Sorry about the delay in responding. Like Joe Cooper, I was off
enjoying the U.S. Thanksgiving holiday.
And I was kept terribly busy :-) watching UT Austin's (American-)
football team beat Texas A&M, a grudge match going back 108 years.
Henrik Nordstrom wrote:
> Any thoughts how "Hint cache" compares to other local request routing
> mechanisms like CARP in what can be expected real world cache setups?
>
> CARP is quite beautiful in that it has a minimal amont of meta data (only the
> actual formation of the "cloud", not the content) and yet allows requests to
> always hit the correct cache.. but assumes all members of the same "cloud" is
> local to each other unless the requestor also implements CARP routing (in
> which case similar proximity to the requestor is assumed).
>
> The drawback is that CARP is somewhat "centralized/static" in it's nature,
> with a single request path per URL in a given "cloud" formation, not allowing
> it to adopt to different usage patterns.

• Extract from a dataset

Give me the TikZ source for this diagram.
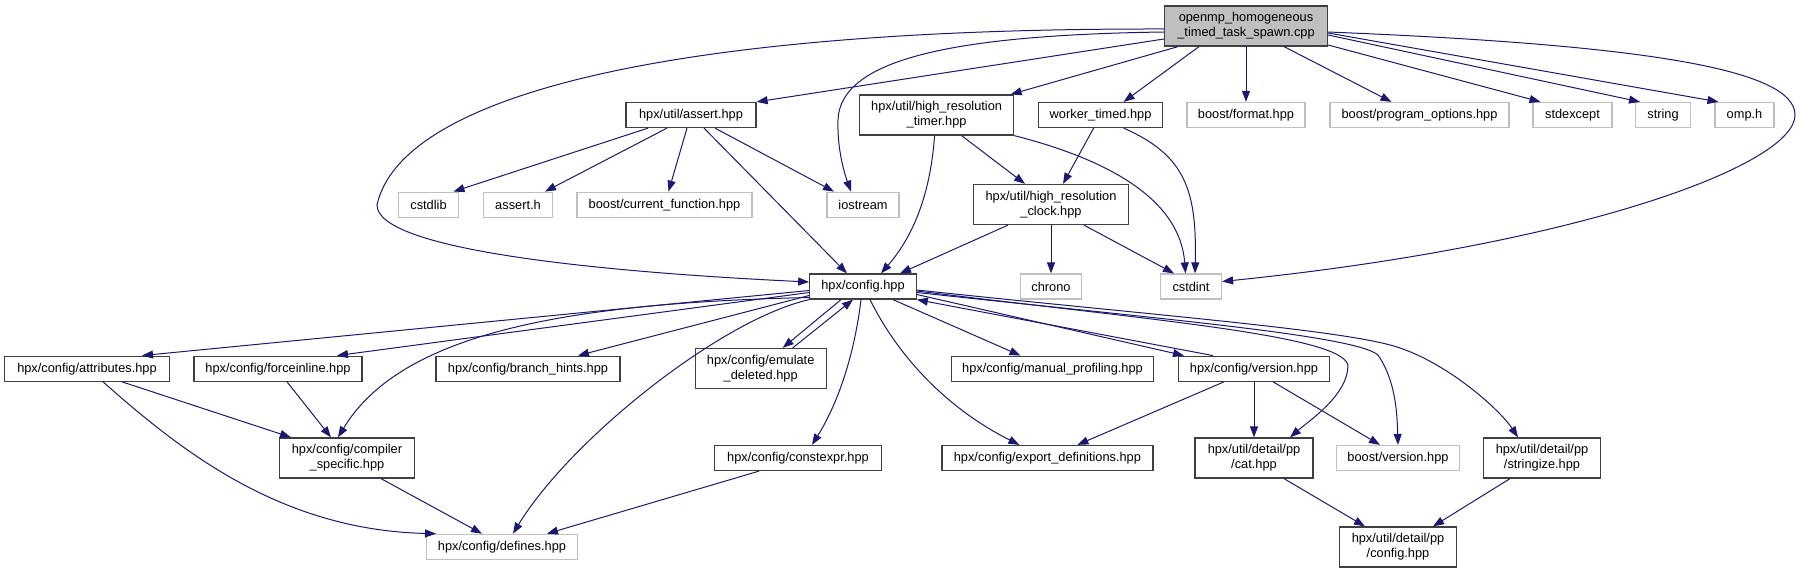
\documentclass[tikz,border=0pt]{standalone}
\usepackage{fontspec}
\setmainfont{Liberation Sans}
\usetikzlibrary{arrows.meta}
\definecolor{edgeblue}{RGB}{25,25,112}
\definecolor{boxline}{RGB}{64,64,64}
\definecolor{sysline}{RGB}{191,191,191}
\definecolor{rootfill}{RGB}{191,191,191}
\newcommand{\doxfont}{\fontsize{12.8}{15}\selectfont}

\begin{document}
\begin{tikzpicture}[x=1pt, y=-1pt,
  hdr/.style={draw=boxline, fill=white, line width=1.25pt, inner sep=0pt,
    minimum height=25pt, font=\doxfont, align=center},
  hdrtwo/.style={hdr, minimum height=40pt},
  sys/.style={hdr, draw=sysline},
  root/.style={hdrtwo, fill=rootfill},
  inc/.style={-{Triangle[length=11pt,width=8pt]}, line width=1pt, edgeblue}
]
\useasboundingbox (0,0) rectangle (1800,573);
% top file
\node[root, minimum width=163pt] (main) at (1246,26) {openmp\_homogeneous\\\_timed\_task\_spawn.cpp};
% direct includes
\node[hdr, minimum width=130pt] (assert) at (691,115) {hpx/util/assert.hpp};
\node[hdrtwo, minimum width=154pt] (hrtimer) at (936.6,115) {hpx/util/high\_resolution\\\_timer.hpp};
\node[hdr, minimum width=124pt] (worker) at (1100.6,115) {worker\_timed.hpp};
\node[sys, minimum width=118pt] (bformat) at (1246,115) {boost/format.hpp};
\node[sys, minimum width=179pt] (bpo) at (1419.5,115) {boost/program\_options.hpp};
\node[sys, minimum width=79pt] (stdexcept) at (1572.5,115) {stdexcept};
\node[sys, minimum width=55pt] (string) at (1663,115) {string};
\node[sys, minimum width=59pt] (omp) at (1744.5,115) {omp.h};
% second level
\node[sys, minimum width=60pt] (cstdlib) at (428.5,204.7) {cstdlib};
\node[sys, minimum width=69pt] (asserth) at (518,204.7) {assert.h};
\node[sys, minimum width=175pt] (curfunc) at (664.5,204.7) {boost/current\_function.hpp};
\node[sys, minimum width=72pt] (iostream) at (863,204.7) {iostream};
\node[hdrtwo, minimum width=154.5pt] (hrclock) at (1051,204.5) {hpx/util/high\_resolution\\\_clock.hpp};
% config level
\node[hdr, minimum width=106.5pt] (config) at (863,286.5) {hpx/config.hpp};
\node[sys, minimum width=61pt] (chrono) at (1051,286.5) {chrono};
\node[sys, minimum width=61pt] (cstdint) at (1191,286.5) {cstdint};
% config includes
\node[hdr, minimum width=164.6pt] (attributes) at (87,368.7) {hpx/config/attributes.hpp};
\node[hdr, minimum width=168pt] (forceinline) at (278,368.7) {hpx/config/forceinline.hpp};
\node[hdr, minimum width=184pt] (branch) at (528,368.7) {hpx/config/branch\_hints.hpp};
\node[hdrtwo, minimum width=131pt] (emulate) at (760.7,368.5) {hpx/config/emulate\\\_deleted.hpp};
\node[hdr, minimum width=202.5pt] (manual) at (1052.5,368.7) {hpx/config/manual\_profiling.hpp};
\node[hdr, minimum width=151pt] (version) at (1254,368.7) {hpx/config/version.hpp};
\node[hdrtwo, minimum width=134.7pt] (compiler) at (347,458) {hpx/config/compiler\\\_specific.hpp};
\node[hdr, minimum width=167pt] (constexpr) at (798,458) {hpx/config/constexpr.hpp};
\node[hdr, minimum width=211pt] (export) at (1047.4,458) {hpx/config/export\_definitions.hpp};
\node[hdrtwo, minimum width=118pt] (cat) at (1254,458) {hpx/util/detail/pp\\/cat.hpp};
\node[sys, minimum width=122.5pt] (bversion) at (1398,458) {boost/version.hpp};
\node[hdrtwo, minimum width=117.5pt] (stringize) at (1542,458) {hpx/util/detail/pp\\/stringize.hpp};
\node[sys, minimum width=150.4pt] (defines) at (502,546.8) {hpx/config/defines.hpp};
\node[hdrtwo, minimum width=117.5pt] (ppconfig) at (1398,547) {hpx/util/detail/pp\\/config.hpp};

% edges from the top file
\draw[inc] ([yshift=-3pt]main.west) .. controls (650,28) and (400,100) .. (377,205)
  .. controls (377,250) and (600,272) .. ([yshift=4.5pt]config.west);
\draw[inc] ([yshift=-6pt]main.west) .. controls (950,35) and (840,60) .. (838,120)
  .. controls (837,150) and (845,175) .. ([xshift=-12pt]iostream.north);
\draw[inc] ([yshift=-13pt]main.west) -- (assert.north east);
\draw[inc] ([xshift=-68pt]main.south) -- ([xshift=74pt]hrtimer.north);
\draw[inc] ([xshift=-47pt]main.south) -- ([xshift=23pt]worker.north);
\draw[inc] (main.south) -- (bformat.north);
\draw[inc] ([xshift=38pt]main.south) -- ([xshift=-28pt]bpo.north);
\draw[inc] ([yshift=-19pt]main.east) -- ([xshift=-32pt]stdexcept.north);
\draw[inc] ([yshift=-9pt]main.east) -- ([xshift=-23pt]string.north);
\draw[inc] ([yshift=-7pt]main.east) -- ([xshift=-26pt]omp.north);
\draw[inc] ([yshift=-6pt]main.east) .. controls (1650,45) and (1795,70) .. (1795,115)
  .. controls (1795,165) and (1580,245) .. ([yshift=5pt]cstdint.east);
% second level
\draw[inc] ([xshift=-43pt]assert.south) -- ([xshift=25pt]cstdlib.north);
\draw[inc] ([xshift=-24pt]assert.south) -- ([xshift=27pt]asserth.north);
\draw[inc] ([xshift=-4pt]assert.south) -- ([xshift=4pt]curfunc.north);
\draw[inc] ([xshift=24pt]assert.south) -- ([xshift=-29pt]iostream.north);
\draw[inc] ([xshift=13pt]assert.south) -- ([xshift=-16pt]config.north);
\draw[inc] ([xshift=-2pt]hrtimer.south) .. controls (930,200) and (910,240) .. ([xshift=18pt]config.north);
\draw[inc] ([xshift=25pt]hrtimer.south) -- ([xshift=-26pt]hrclock.north);
\draw[inc] (hrtimer.south east) .. controls (1110,160) and (1180,200) .. ([xshift=-5.5pt]cstdint.north);
\draw[inc] ([xshift=-7pt]worker.south) -- ([xshift=12pt]hrclock.north);
\draw[inc] ([xshift=23pt]worker.south) .. controls (1185,155) and (1197,190) .. ([xshift=4pt]cstdint.north);
\draw[inc] ([xshift=-43pt]hrclock.south) -- ([xshift=37pt]config.north);
\draw[inc] (hrclock.south) -- (chrono.north);
\draw[inc] ([xshift=33pt]hrclock.south) -- ([xshift=-17pt]cstdint.north);
% config includes
\draw[inc] ([yshift=-4pt]config.west) -- ([xshift=55pt]attributes.north);
\draw[inc] ([yshift=-6pt]config.west) -- ([xshift=59pt]forceinline.north);
\draw[inc] ([yshift=-9pt]config.west) -- ([xshift=50pt]branch.north);
\draw[inc] ([yshift=-11pt]config.west) .. controls (560,303) and (400,335) .. ([xshift=-9pt]compiler.north);
\draw[inc] (config.south west) .. controls (720,320) and (570,440) .. ([xshift=11pt]defines.north);
\draw[inc] ([xshift=-22pt]config.south) -- ([xshift=22pt]emulate.north);
\draw[inc] ([xshift=32pt]emulate.north) -- ([xshift=-10pt]config.south);
\draw[inc] ([xshift=-2pt]config.south) .. controls (855,350) and (840,400) .. ([xshift=14pt]constexpr.north);
\draw[inc] ([xshift=7pt]config.south) .. controls (900,360) and (950,410) .. ([xshift=-28pt]export.north);
\draw[inc] ([xshift=30pt]config.south) -- ([xshift=-32pt]manual.north);
\draw[inc] ([yshift=-8pt]config.east) -- ([xshift=-70pt]version.north);
\draw[inc] ([xshift=-41pt]version.north) -- (config.south east);
\draw[inc] ([yshift=-4.5pt]config.east) .. controls (1150,320) and (1340,335) .. (1348,365)
  .. controls (1348,395) and (1310,420) .. ([xshift=36pt]cat.north);
\draw[inc] ([yshift=-6pt]config.east) .. controls (1150,318) and (1355,335) .. (1378,355)
  .. controls (1395,380) and (1397,410) .. (bversion.north);
\draw[inc] ([yshift=-3.5pt]config.east) .. controls (1150,315) and (1350,330) .. (1400,348)
  .. controls (1450,365) and (1500,410) .. ([xshift=-24pt]stringize.north);
% lower levels
\draw[inc] ([xshift=35pt]attributes.south) -- ([xshift=-56pt]compiler.north);
\draw[inc] ([xshift=16pt]attributes.south) .. controls (180,450) and (280,530) .. ([xshift=-66pt]defines.north);
\draw[inc] ([xshift=9pt]forceinline.south) -- ([xshift=-16pt]compiler.north);
\draw[inc] ([xshift=34pt]compiler.south) -- ([xshift=-20pt]defines.north);
\draw[inc] ([xshift=-39pt]constexpr.south) -- ([xshift=45pt]defines.north);
\draw[inc] ([xshift=-30pt]version.south) -- ([xshift=30pt]export.north);
\draw[inc] (version.south) -- (cat.north);
\draw[inc] ([xshift=19pt]version.south) -- ([xshift=-18pt]bversion.north);
\draw[inc] ([xshift=30pt]cat.south) -- ([xshift=-33pt]ppconfig.north);
\draw[inc] ([xshift=-32pt]stringize.south) -- ([xshift=35pt]ppconfig.north);
\end{tikzpicture}
\end{document}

Yes, in theory, CARP is pretty beautiful. I mean, you talk about your
algorithmic oracle. Can't be beat.
In practice, well, nobody talks about CARP clouds. They talk about
CARP arrays. CARP is designed for a world where there are just a few
huge wonking arrays of caches, fairly far out from the users. And you
can't really link those arrays together atall. They cannot help each
other in any sense. CARP only picks by hash, not by distance to
another cache. If you try constructing a CARP array across the world,
you end up with many wasted queries from San Jose to Xinjiang or or
Tajikistan.
Hint caching is designed for the get-go for a vast number of cheap
caches close to users all over the world. It has concepts of distance
and works to avoid queries unnecessarily crossing the entire world.